The Bridge to Babbage

These threads — mechanized arithmetic from Pascal and Leibniz, mass production from Thomas, and the programmable punched card from Jacquard — converged in the mind of Charles Babbage. Explicitly inspired by the Jacquard loom, he designed the Analytical Engine (from 1837): a general-purpose mechanical computer with a separate “store” (memory) and “mill” (processor), controlled by punched cards. Ada Lovelace saw that such a machine could manipulate symbols, not just numbers — the conceptual birth of programming. Babbage’s machine was never completed, but it is the hinge where mechanical calculation becomes the idea of the computer.

⚠️ Dead End: The Limits of Brass and Gears

Mechanical calculation hit a hard ceiling, and it is worth naming why.

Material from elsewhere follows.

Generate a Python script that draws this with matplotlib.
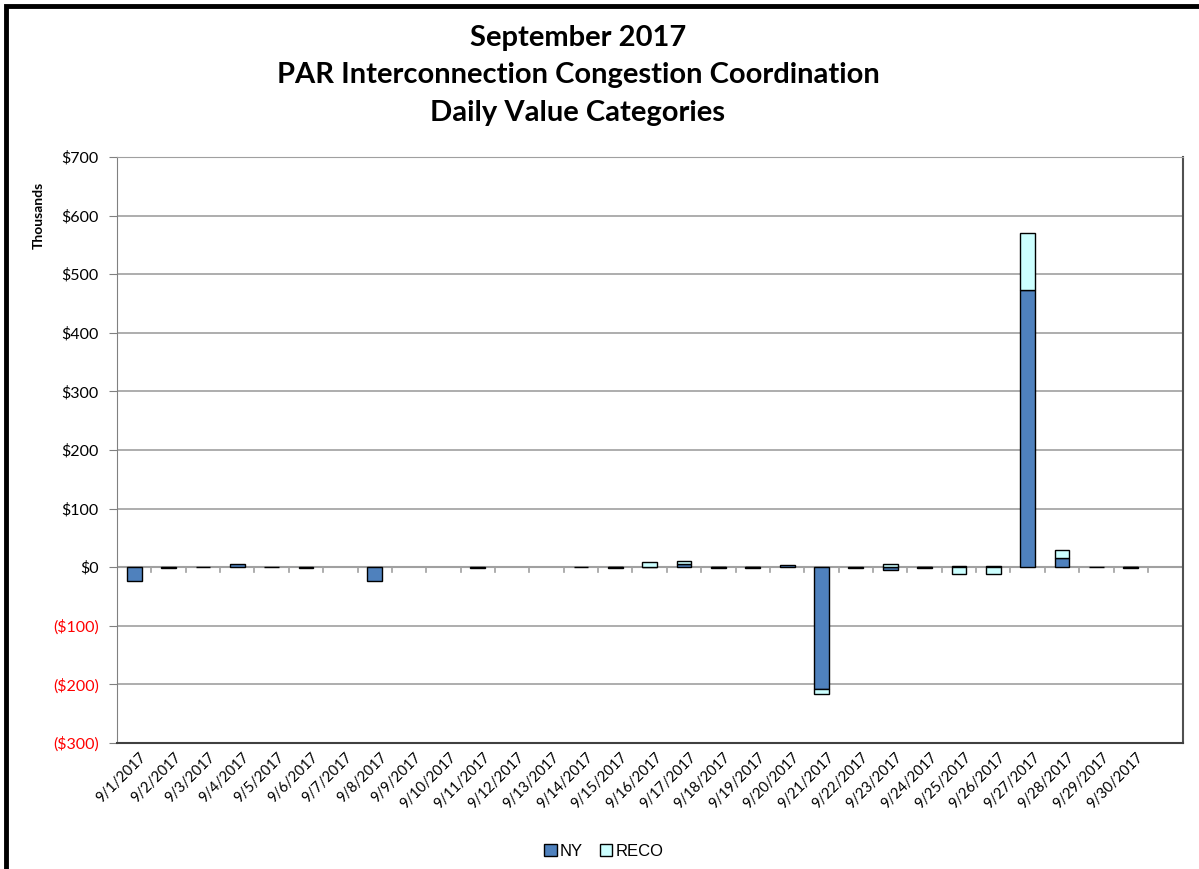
import matplotlib.pyplot as plt
from matplotlib.patches import Rectangle
from matplotlib.ticker import FuncFormatter
import numpy as np

# daily values, thousands of dollars
days = ["9/%d/2017" % d for d in range(1, 31)]
ny = [-24, -1, 1, 5, 1, -1, 0, -23, 0, 0,
      -1, 0, 0, 1, -1, 1, 5, -1, -1, 3,
      -207, -1, -4, -1, 2, 2, 473, 16, 1, -2]
reco = [0, 0, 0, 0, 0, 0, 0, 0, 0, 0,
        0, 0, 0, 0, 1, 8, 6, 1, 1, 0,
        -9, 0, 5, 1, -12, -12, 98, 13, 0, 1]

plt.rcParams['font.family'] = ['Lato', 'DejaVu Sans']

fig = plt.figure(figsize=(11.99, 8.69), dpi=100)
ax = fig.add_axes([117/1199, 1-743/869, (1183-117)/1199, (743-157)/869])

x = np.arange(len(days))
ny = np.array(ny, dtype=float)
reco = np.array(reco, dtype=float)

# excel style stacking: positives up from zero, negatives down from zero
reco_base = np.where(np.sign(reco) == np.sign(ny), ny, 0)
m1 = ny != 0
m2 = reco != 0
ax.bar(x[m1], ny[m1], 0.43, color='#4F81BD', edgecolor='black', linewidth=1, label='NY', zorder=3)
ax.bar(x[m2], reco[m2], 0.43, bottom=reco_base[m2], color='#CCFFFF', edgecolor='black', linewidth=1, label='RECO', zorder=3)

ax.set_ylim(-300, 700)
ax.set_xlim(-0.5, 30.52)
ax.set_yticks(range(-300, 701, 100))
ax.yaxis.set_major_formatter(FuncFormatter(lambda v, p: "$%d" % v if v >= 0 else "($%d)" % -v))
ax.tick_params(axis='y', labelsize=11.5, length=6, color='#808080', pad=7)
fig.canvas.draw()
for lab, v in zip(ax.get_yticklabels(), ax.get_yticks()):
    if v < 0:
        lab.set_color('red')

ax.grid(axis='y', color='#A0A0A0', linewidth=1.2, zorder=0)
ax.set_axisbelow(True)

# category axis at zero
ax.set_xticks([])
ax.axhline(0, color='#A0A0A0', linewidth=1.5, zorder=2)
for b in np.arange(-0.5, 30, 1.0):
    ax.plot([b, b], [0, -8], color='#A0A0A0', linewidth=1.2, zorder=2)
for i, d in enumerate(days):
    ax.text(i + 0.15, -312, d, rotation=45, ha='right', va='top', rotation_mode='anchor', fontsize=10.5)

ax.spines['left'].set_color('#808080')
ax.spines['top'].set_color('#A0A0A0')
ax.spines['right'].set_color('#505050')
ax.spines['right'].set_linewidth(1.5)
ax.spines['bottom'].set_color('#404040')
ax.spines['bottom'].set_linewidth(1.5)

ax.set_ylabel("Thousands", fontsize=10, fontweight='bold')
ax.yaxis.set_label_coords(-0.068, 0.9)

title_x = 578/1199
fig.text(title_x, 1-38/869, "September 2017", ha='center', va='center', fontsize=21, fontweight='bold')
fig.text(title_x, 1-75/869, "PAR Interconnection Congestion Coordination", ha='center', va='center', fontsize=21, fontweight='bold')
fig.text(title_x, 1-113/869, "Daily Value Categories", ha='center', va='center', fontsize=21, fontweight='bold')

fig.legend(loc='center', bbox_to_anchor=(604/1199, 1-851/869), ncol=2, frameon=False,
           handlelength=0.75, handleheight=0.75, handletextpad=0.2, columnspacing=1.0,
           prop={'family': 'Liberation Sans', 'size': 12})

# outer chart border
fig.patches.append(Rectangle((6/1199, -0.05), 1.2, 1 - 6/869 + 0.05, transform=fig.transFigure,
                             fill=False, edgecolor='black', linewidth=3.5))

fig.savefig("out.png", dpi=100)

Precision manufacturing could not keep pace with design ambition — Babbage’s engines failed partly because the gears could not be cut accurately or cheaply enough in his lifetime. Speed and wear: gear trains are slow, and friction and backlash accumulate errors and break teeth. Scale: a truly general machine needed thousands of precise parts, making it ruinously expensive and unreliable.

The whole approach was a dead end not because the ideas were wrong — they were almost exactly right — but because the medium was wrong. Arithmetic mechanized in brass could never be fast, cheap, or reliable enough. The ideas survived; the gears did not. They had to wait for a frictionless medium with no moving parts: the electron. Relays, then vacuum tubes, then transistors would finally give Pascal’s carry and Jacquard’s program a body that could keep up with them.